The oil problem
You can run any engine speed you want as long as you keep the oil pressure up.
Because of the impossibility of getting a roller bearing down a crankshaft, engine bearings are "plain bearings" with polished steel floating above babbitt (a soft metal). The oil pressure makes the bearings "float", so the dynamic forces of pistons being thrown to and fro is transferred by the oil, not hard steel-on-babbitt contact. The babbitt is only there for coldstarts and very occasional unintended bottoming-out. Frequent bottoming-out will destroy the bearings (it sounds a bit like dieseling).
So you must keep oil pressure high enough to float the bearings.
Super slow idling doesn't work on common off-the-shelf engines because they have a simple positive-displacement oil pump, whose flow is coarsely proportional to RPM. This means the lower the RPM, the less oil pressure available for "floating" the bearings. At very low speeds, there's not enough flow to keep up oil pressure, and you can bottom out bearings - especially at heavy throttle.
So, to idle at 100 RPM, you need to solve the oil problem. Large museum engines have an electric auxiliary oil pump, specifically to pre-fill the oil pressure lines (which have leaked back, and are now empty) so you get pressure immediately on engine start. But that is not enough to pressurize - for that, you need a much bigger pump. But it only needs to run at sub-idle.
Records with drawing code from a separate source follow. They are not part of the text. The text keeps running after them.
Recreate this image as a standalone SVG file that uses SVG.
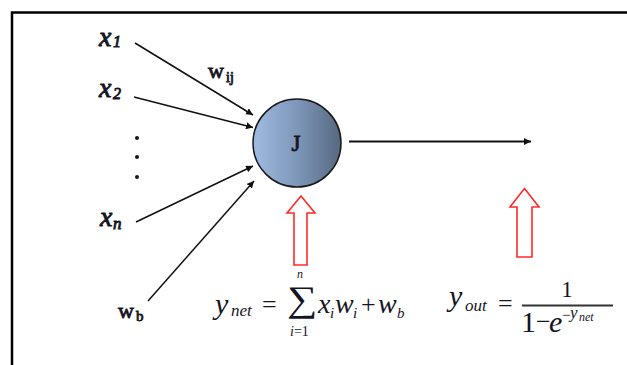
<svg xmlns="http://www.w3.org/2000/svg" width="627" height="365" viewBox="0 0 627 365">
<style>
.lbl{font-family:"Liberation Serif","Times New Roman","DejaVu Serif",serif;fill:#15151f}
.bi{font-style:italic;stroke:#15151f;stroke-width:0.9}
.b{stroke:#15151f;stroke-width:0.8}
.it{font-style:italic}
.conn{stroke:#111;stroke-width:1.5;fill:none;marker-end:url(#ah)}
.hollow{fill:#fff;stroke:#ff2a2a;stroke-width:1.6;stroke-linejoin:miter}
</style>
<defs>
<marker id="ah" viewBox="0 0 10 10" refX="10" refY="5" markerWidth="7" markerHeight="7" orient="auto" markerUnits="userSpaceOnUse">
<path d="M0,0 L10,5 L0,10 Z" fill="#111"/>
</marker>
<linearGradient id="jg" x1="0" y1="0" x2="1" y2="0">
<stop offset="0" stop-color="#a0bbe0"/>
<stop offset="0.5" stop-color="#7e97b9"/>
<stop offset="1" stop-color="#56687f"/>
</linearGradient>
</defs>
<rect width="627" height="365" fill="#fff"/>
<path d="M12 365 V12.5 H627" fill="none" stroke="#000" stroke-width="2.5"/>

<g id="connectors">
<line class="conn" x1="135" y1="43" x2="253" y2="115"/>
<line class="conn" x1="134" y1="97" x2="253" y2="127.5"/>
<line class="conn" x1="136" y1="222" x2="253" y2="166"/>
<line class="conn" x1="148" y1="301" x2="254" y2="181"/>
<line class="conn" x1="349" y1="141.5" x2="531" y2="141.5" style="stroke-width:2"/>
</g>

<g id="x1"><text class="lbl bi" x="99" y="46" font-size="28">x</text><text class="lbl bi" x="113" y="47" font-size="16">1</text></g>
<g id="x2"><text class="lbl bi" x="99" y="97" font-size="28">x</text><text class="lbl bi" x="113" y="99" font-size="16">2</text></g>
<g id="dots" fill="#15151f"><circle cx="137" cy="138" r="2"/><circle cx="137" cy="157" r="2"/><circle cx="137" cy="177" r="2"/></g>
<g id="xn"><text class="lbl bi" x="100" y="226" font-size="28">x</text><text class="lbl bi" x="113" y="229" font-size="17">n</text></g>
<g id="wb"><text class="lbl b" x="118" y="318" font-size="22">w</text><text class="lbl b" x="136" y="321" font-size="15">b</text></g>
<g id="wij"><text class="lbl b" x="208" y="78" font-size="22">w</text><text class="lbl b" x="226" y="82" font-size="14">ij</text></g>

<g id="J">
<circle cx="297" cy="143" r="44" fill="url(#jg)" stroke="#1a1a1a" stroke-width="1.5"/>
<text class="lbl b" x="296" y="151" font-size="23" text-anchor="middle">J</text>
</g>

<g id="red-arrows">
<polygon class="hollow" points="301,196 315,213 307,213 307,265 294,265 294,213 287,213"/>
<polygon class="hollow" points="524.5,188.5 539,207 532,207 532,257 517,257 517,207 510,207"/>
</g>

<g id="ynet-formula">
<text class="lbl it" x="215" y="314" font-size="30">y</text>
<text class="lbl it" x="231" y="316" font-size="17">net</text>
<text class="lbl" x="262" y="313" font-size="26">=</text>
<text class="lbl" transform="translate(287,311) scale(1.18,1)" font-size="36">∑</text>
<text class="lbl it" x="297" y="278" font-size="12">n</text>
<text class="lbl" x="290" y="336" font-size="14"><tspan font-style="italic">i</tspan>=1</text>
<text class="lbl it" x="318" y="313" font-size="28">x</text>
<text class="lbl it" x="330" y="318" font-size="15">i</text>
<text class="lbl it" x="335" y="313" font-size="28">w</text>
<text class="lbl it" x="353" y="318" font-size="15">i</text>
<text class="lbl" x="361" y="313" font-size="26">+</text>
<text class="lbl it" x="378" y="313" font-size="28">w</text>
<text class="lbl it" x="397" y="318" font-size="15">b</text>
</g>

<g id="yout-formula">
<text class="lbl it" x="449" y="306" font-size="30">y</text>
<text class="lbl it" x="465" y="311" font-size="17">out</text>
<text class="lbl" x="498" y="312" font-size="26">=</text>
<line x1="522" y1="305.5" x2="613" y2="305.5" stroke="#333" stroke-width="1.8"/>
<text class="lbl" x="567" y="297" font-size="23" text-anchor="middle">1</text>
<text class="lbl" x="521" y="332" font-size="30">1</text>
<text class="lbl" x="536" y="330" font-size="26">−</text>
<text class="lbl it" x="549" y="332" font-size="30">e</text>
<text class="lbl" x="562" y="320" font-size="15">−</text>
<text class="lbl it" x="570" y="318" font-size="17">y</text>
<text class="lbl it" x="579" y="321" font-size="12">net</text>
</g>
</svg>
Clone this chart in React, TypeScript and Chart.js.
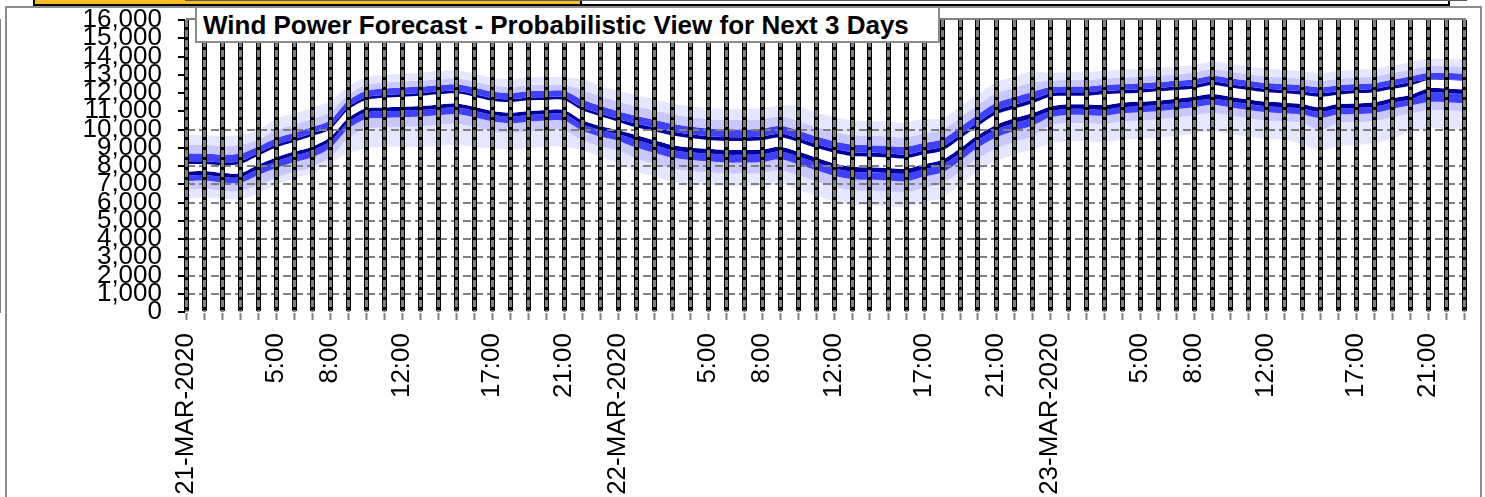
import React, { useEffect, useRef } from 'react';
import { Chart, registerables } from 'chart.js';

Chart.register(...registerables);

// ---- categories / tick labels ----
const days = ['21-MAR-2020', '22-MAR-2020', '23-MAR-2020'];
const labeledHours = [5, 8, 12, 17, 21];
const hoursPerDay = 24;

const hourLabels: string[] = [];
for (let d = 0; d < days.length; d++) {
  for (let h = 0; h < hoursPerDay; h++) {
    hourLabels.push(h === 0 ? days[d] : labeledHours.includes(h) ? `${h}:00` : '');
  }
}

// ---- y axis ----
const yMin = 0;
const yMax = 16000;
const yStep = 1000;
const dashedGridValues = [1000, 2000, 3000, 4000, 5000, 6000, 7000, 8000, 10000];

// ---- quantile band boundaries (MW), top to bottom ----
const upperOuter = [
  9700, 9700, 9640, 9700, 9940, 10570, 10870, 11190, 11560,
  12330, 12880, 13000, 13060, 13110, 13190, 13240, 13060, 12840, 12770, 12860, 12880, 12880,
  12760, 12430, 12120, 11870, 11650, 11430, 11280, 11170, 11120, 11120, 11160, 11320,
  11270, 10950, 10680, 10500, 10460, 10420, 10370, 10590,
  10590, 11250, 11940, 12580, 12890, 13180,
  13090, 13140, 13140, 13220, 13270, 13310, 13380, 13450, 13540, 13730, 13600, 13450,
  13330, 13270, 13200, 13090, 13200, 13270, 13330, 13510, 13690, 13880, 13880, 13850,
];
const upper90 = [
  9160, 9160, 9100, 9160, 9440, 9970, 10270, 10590, 10960,
  11900, 12450, 12570, 12630, 12680, 12760, 12810, 12630, 12410, 12340, 12430, 12450, 12450,
  12160, 11830, 11520, 11270, 11050, 10830, 10680, 10570, 10520, 10520, 10560, 10720,
  10470, 10150, 9880, 9700, 9660, 9620, 9570, 9790, 9990, 10650, 11340, 11980, 12290, 12580,
  12670, 12720, 12720, 12800, 12850, 12890, 12960, 13030, 13120, 13310, 13180, 13030,
  12910, 12850, 12780, 12670, 12780, 12850, 12910, 13090, 13270, 13460, 13460, 13430,
];
const upper75 = [
  8680, 8680, 8620, 8680,
  9060, 9520, 9820, 10140, 10510, 11570, 12120, 12240, 12300, 12350, 12430, 12480, 12300, 12080, 12010, 12100, 12120, 12120,
  11640, 11310, 11000, 10750, 10530, 10310, 10160, 10050, 10000, 10000, 10040, 10200, 9950, 9630, 9360, 9180, 9140, 9100,
  9050, 9270, 9470, 10130, 10820, 11460, 11770, 12060,
  12310, 12360, 12360, 12440, 12490, 12530, 12600, 12670, 12760, 12950, 12820, 12670,
  12550, 12490, 12420, 12310, 12420, 12490, 12550, 12730, 12910, 13100, 13100, 13070,
];
const upperInner = [
  8260, 8260, 8200, 8260, 8710, 9170, 9470, 9790, 10160, 11220, 11770, 11890, 11950, 12000, 12080, 12130,
  11950, 11730, 11660, 11750, 11770, 11770, 11220, 10890, 10580,
  10330, 10110, 9890, 9740, 9630, 9580, 9580, 9620, 9780, 9530, 9210, 8940, 8760, 8720, 8680, 8630,
  8850, 9050, 9710, 10400, 11040, 11350, 11640,
  11990, 12040, 12040, 12120, 12170, 12210, 12280, 12350, 12440, 12630, 12500, 12350,
  12230, 12170, 12100, 11990, 12100, 12170, 12230, 12410, 12590, 12740, 12740, 12710,
];
const centreHigh = [
  8110, 8110, 8050, 8110, 8560, 9020, 9320, 9640, 10010, 11070, 11620, 11740, 11800, 11850, 11930, 11980,
  11800, 11580, 11510, 11600, 11620, 11620, 11070, 10740, 10430,
  10120, 9900, 9680, 9530, 9420, 9370, 9370, 9410, 9570, 9320, 9000, 8730, 8550, 8510, 8470, 8420,
  8640, 8840, 9500, 10190, 10830, 11140, 11430,
  11800, 11850, 11850, 11930, 11980, 12020, 12090, 12160, 12250, 12440, 12310, 12160,
  12040, 11980, 11910, 11800, 11910, 11980, 12040, 12220, 12400, 12710, 12710, 12680,
];
const centreLow = [
  7690, 7730, 7630, 7600, 8070, 8470, 8790, 9060, 9570, 10610, 11160, 11210, 11250, 11290, 11360, 11430,
  11250, 11030, 10920, 11010, 11070, 11070, 10520, 10190, 9970,
  9700, 9420, 9150, 9020, 8950, 8880, 8880, 8910, 9060, 8790, 8470, 8150, 7960, 7930, 7890, 7850,
  8110, 8330, 8970, 9700, 10250, 10610, 10890,
  11250, 11380, 11380, 11340, 11470, 11530, 11580, 11690, 11800, 11940, 11800, 11650,
  11530, 11470, 11400, 11210, 11400, 11430, 11490, 11710, 11890, 12250, 12250, 12200,
];
const lowerInner = [
  7470, 7510, 7410, 7380, 7850, 8250, 8570, 8840, 9350, 10390, 10940, 10990, 11030, 11070, 11140, 11210,
  11030, 10810, 10700, 10790, 10850, 10850, 10300, 9970, 9750,
  9430, 9150, 8880, 8750, 8680, 8610, 8610, 8640, 8790, 8520, 8200, 7880, 7690, 7660, 7620, 7580,
  7840, 8060, 8700, 9430, 9980, 10340, 10620,
  11000, 11130, 11130, 11090, 11220, 11280, 11330, 11440, 11550, 11690, 11550, 11400,
  11280, 11220, 11150, 10960, 11150, 11180, 11240, 11460, 11640, 12000, 12000, 11950,
];
const lower25 = [
  7160, 7200, 7100, 7070,
  7490, 7890, 8210, 8480, 8990, 10030, 10580, 10630, 10670, 10710, 10780, 10850, 10670, 10450, 10340, 10430, 10490,
  10490, 9940, 9610, 9390,
  9010, 8730, 8460, 8330, 8260, 8190, 8190, 8220, 8370, 8100, 7780, 7460, 7270, 7240, 7200, 7160,
  7420, 7640, 8280, 9010, 9560, 9920, 10200,
  10670, 10800, 10800, 10760, 10890, 10950, 11000, 11110, 11220, 11360, 11220, 11070,
  10950, 10890, 10820, 10630, 10820, 10850, 10910, 11130, 11310, 11500, 11500, 11450,
];
const lower10 = [
  6710, 6750, 6650, 6620,
  6960, 7360, 7680, 7950, 8460, 9500, 10050, 10100, 10140, 10180, 10250, 10320, 10140, 9920, 9810, 9900, 9960,
  9960, 9410, 9080, 8860,
  8410, 8130, 7860, 7730, 7660, 7590, 7590, 7620, 7770, 7500, 7180, 6860, 6670, 6640, 6600, 6560,
  6820, 7040, 7680, 8410, 8960, 9320, 9600,
  10220, 10350, 10350, 10310, 10440, 10500, 10550, 10660, 10770, 10910, 10770, 10620,
  10500, 10440, 10370, 9950, 10370, 10400, 10460, 10680, 10860, 11050, 11050, 11000,
];
const lowerOuter = [
  6230, 6270, 6200, 6180, 6500, 6960, 7330, 7600, 8150, 8700, 8970, 9060, 9060, 9060, 9100, 9150,
  9060, 8970, 8910, 8970, 9060, 9060, 8880, 8510, 8150,
  7710, 7430, 7160, 7030, 6960, 6890, 6890, 6920, 7070, 6700, 6380, 6060, 5870, 5840, 5800, 5760,
  6020, 6240, 6980, 7710, 8260, 8620, 8900,
  9220, 9350, 9350, 9310, 9440, 9500, 9550, 9660, 9770, 9910, 9770, 9620,
  9500, 9440, 9200, 8850, 9100, 9150, 9250, 9500, 9860, 10050, 10050, 10000,
];

const LAVENDER = '#e6e6ff';
const LIGHT = '#c8c8ff';
const BLUE = '#4040ff';
const NAVY = '#0000a0';
const WHITE = '#ffffff';

const boundaries = [
  upperOuter, upper90, upper75, upperInner, centreHigh,
  centreLow, lowerInner, lower25, lower10, lowerOuter,
];
// fill colour between boundary i and boundary i-1
const bandFills = [null, LAVENDER, LIGHT, BLUE, NAVY, WHITE, NAVY, BLUE, LIGHT, LAVENDER];

const FONT = "'Liberation Sans', Arial, Helvetica, sans-serif";

function alignPx(p: number, w: number) {
  const half = w / 2;
  return Math.round(p - half) + half;
}

const overlayPlugin = {
  id: 'gridOverlay',
  afterDraw(chart: any) {
    const { ctx, chartArea, scales } = chart;
    const xs = scales.x;
    ctx.save();
    ctx.strokeStyle = '#808080';
    ctx.lineWidth = 3;
    ctx.setLineDash([7, 3]);
    for (let i = 0; i < xs.ticks.length; i++) {
      const px = alignPx(xs.getPixelForTick(i), 3);
      ctx.beginPath();
      ctx.moveTo(px, chartArea.top);
      ctx.lineTo(px, chartArea.bottom);
      ctx.stroke();
    }
    ctx.setLineDash([]);
    ctx.lineWidth = 2;
    ctx.beginPath();
    ctx.moveTo(chartArea.left, chartArea.top - 1);
    ctx.lineTo(chartArea.right + 2, chartArea.top - 1);
    ctx.stroke();
    ctx.restore();
  },
};

function ForecastChart() {
  const ref = useRef<HTMLCanvasElement | null>(null);
  useEffect(() => {
    if (!ref.current) return;
    const datasets = boundaries.map((data, i) => ({
      label: `b${i}`,
      data,
      borderWidth: 0,
      borderColor: 'rgba(0,0,0,0)',
      pointRadius: 0,
      pointHoverRadius: 0,
      tension: 0.3,
      fill: i === 0 ? false : '-1',
      backgroundColor: bandFills[i] || 'rgba(0,0,0,0)',
    }));
    const chart = new Chart(ref.current, {
      type: 'line',
      data: { labels: hourLabels, datasets: datasets as any },
      options: {
        animation: false,
        responsive: false,
        events: [],
        layout: { padding: { left: 0, right: 21, top: 20, bottom: 0 } },
        plugins: {
          legend: { display: false },
          tooltip: { enabled: false },
          title: { display: false },
        },
        scales: {
          x: {
            type: 'category',
            offset: false,
            grid: {
              color: '#000000',
              lineWidth: 5,
              z: 2,
              drawTicks: true,
              tickColor: '#808080',
              tickWidth: 2,
              tickLength: 8,
            },
            border: { display: true, color: '#595959', width: 2 },
            ticks: {
              autoSkip: false,
              minRotation: 90,
              maxRotation: 90,
              padding: 13,
              color: '#000000',
              font: { family: FONT, size: 26 },
              callback: (_v: any, i: number) => hourLabels[i],
            },
            afterFit: (s: any) => {
              s.height = 185;
              s.paddingLeft = 0;
              s.paddingRight = 0;
            },
          } as any,
          y: {
            min: yMin,
            max: yMax,
            grid: {
              z: 1,
              lineWidth: 2,
              color: (ctx: any) =>
                ctx.tick && dashedGridValues.includes(ctx.tick.value) ? '#808080' : 'rgba(0,0,0,0)',
              drawTicks: true,
              tickColor: '#000000',
              tickWidth: 2,
              tickLength: 8,
            },
            border: { display: true, color: '#808080', width: 2, dash: [8, 4] },
            ticks: {
              stepSize: yStep,
              autoSkip: false,
              padding: 16,
              color: '#000000',
              font: { family: FONT, size: 26 },
              callback: (v: any) => Number(v).toLocaleString('en-US'),
            },
            afterFit: (s: any) => {
              s.width = 186;
              s.paddingTop = 0;
              s.paddingBottom = 0;
            },
          } as any,
        },
      },
      plugins: [overlayPlugin],
    });
    return () => chart.destroy();
  }, []);
  return (
    <canvas
      ref={ref}
      width={1485}
      height={497}
      style={{ position: 'absolute', left: 0, top: 0, width: 1485, height: 497 }}
    />
  );
}

export default function App() {
  return (
    <div
      style={{
        position: 'fixed',
        left: 0,
        top: 0,
        width: 1485,
        height: 497,
        overflow: 'hidden',
        background: '#ffffff',
      }}
    >
      <div
        style={{
          position: 'absolute',
          left: 5,
          top: 6,
          width: 1477,
          height: 500,
          border: '2px solid #8c8c8c',
          boxSizing: 'border-box',
          background: '#ffffff',
        }}
      />
      <div
        style={{
          position: 'absolute',
          left: 33,
          top: -2,
          width: 1417,
          height: 8,
          border: '2px solid #000000',
          boxSizing: 'border-box',
          background: '#ffffff',
        }}
      />
      <div
        style={{
          position: 'absolute',
          left: 35,
          top: 0,
          width: 545,
          height: 4,
          background: '#fbbd23',
          borderRight: '2px solid #000000',
        }}
      />
      <ForecastChart />
      <div
        style={{
          position: 'absolute',
          left: 195,
          top: 6,
          width: 745,
          height: 37,
          border: '2px solid #8c8c8c',
          boxSizing: 'border-box',
          background: '#ffffff',
          fontFamily: FONT,
          fontWeight: 'bold',
          fontSize: 26,
          lineHeight: '35px',
          paddingLeft: 6,
          color: '#000000',
          whiteSpace: 'nowrap',
        }}
      >
        Wind Power Forecast - Probabilistic View for Next 3 Days
      </div>
    </div>
  );
}
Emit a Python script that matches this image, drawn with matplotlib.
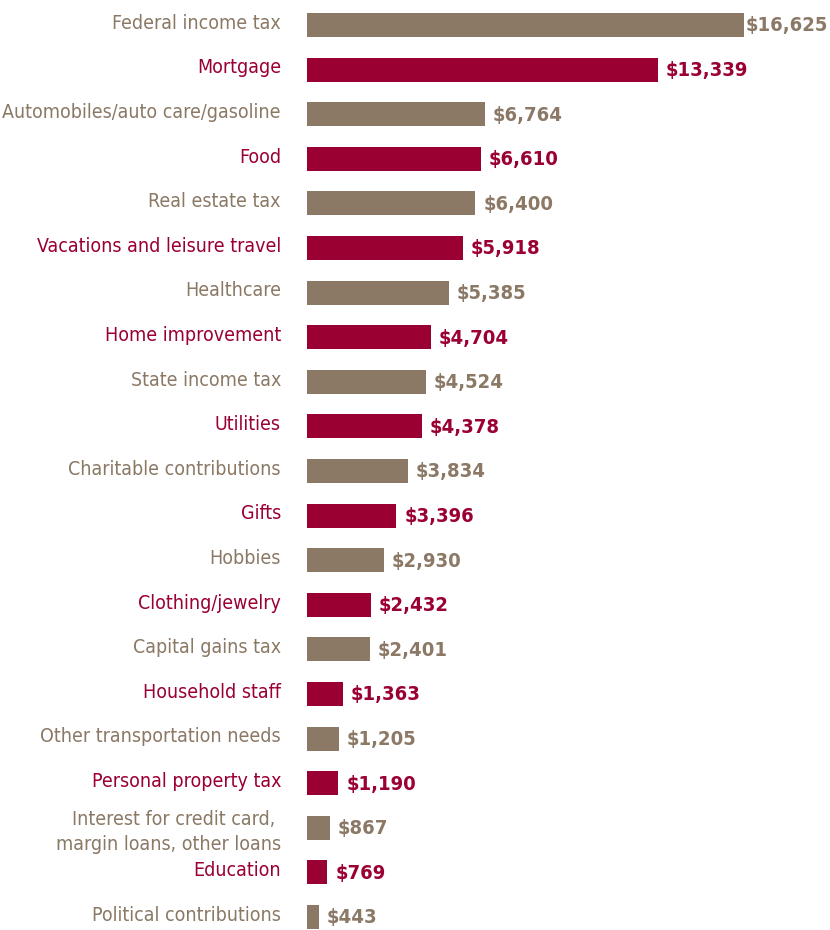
import matplotlib.pyplot as plt
from matplotlib import font_manager

categories = [
    "Federal income tax", "Mortgage", "Automobiles/auto care/gasoline", "Food",
    "Real estate tax", "Vacations and leisure travel", "Healthcare",
    "Home improvement", "State income tax", "Utilities",
    "Charitable contributions", "Gifts", "Hobbies", "Clothing/jewelry",
    "Capital gains tax", "Household staff", "Other transportation needs",
    "Personal property tax",
    "Interest for credit card, \nmargin loans, other loans",
    "Education", "Political contributions",
]
values = [16625, 13339, 6764, 6610, 6400, 5918, 5385, 4704, 4524, 4378,
          3834, 3396, 2930, 2432, 2401, 1363, 1205, 1190, 867, 769, 443]

taupe = "#8B7966"
crimson = "#9B0032"

# look for a narrow face; otherwise fall back to a plain sans
fonts = font_manager.fontManager.ttflist
narrow = [f for f in fonts if f.name == "DejaVu Sans" and "condensed" in str(f.stretch)]
if narrow:
    family, stretch = "DejaVu Sans", "condensed"
else:
    family, stretch = "Roboto", "normal"

fig = plt.figure(figsize=(8.3, 9.3), dpi=100)
ax = fig.add_axes([307 / 830, 0, 523 / 830, 1])

step = 44.6
top = -25 / step
bottom = (930 - 25) / step
scale = 437 / 16625

for i, (cat, v) in enumerate(zip(categories, values)):
    c = taupe if i % 2 == 0 else crimson
    ax.barh(i, v, height=24 / step, color=c)
    # leave a small gap after the bar, tighter when near the right edge
    gap = min(8, 523 - 84 - v * scale)
    ax.text(v + gap / scale, i + 0.02, f"${v:,}", va="center", ha="left",
            fontsize=14.5, fontweight="bold", color=c, family=family,
            fontstretch=stretch)
    ax.text(-26 / scale, i + (0.09 if "\n" in cat else -0.04), cat,
            va="center", ha="right",
            fontsize=14, color=c, family=family, fontstretch=stretch,
            clip_on=False, linespacing=1.4)

ax.set_xlim(0, 523 / scale)
ax.set_ylim(bottom, top)
ax.axis("off")

fig.savefig("out.png", dpi=100)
That pump is going to be a problem. At too low a speed, it becomes an energy net loss, because you're spending more energy running the pump than the engine gives you. Which defeats the purpose of running the engine.
The power pulse problem
Let's say you solve the oil problem. Experience is that engine RPM must be 500-900 RPM for power pulses to average out enough not to annoy customers. You also don't want to hit a resonance frequency of engine, mounts, suspension or road structure (or airbag sensors, ha!) or it will tear them apart.
Others talk about this at length. I'm going to arm-wave it. Because I assume your engine will be direct-bolted to a large electric motor/generator, and you'll be able to use flux-vector control to actively dampen those power pulses: generating during power pulses and motoring the rest of the time, so engine RPM stays constant. You'll need to do that or this won't work.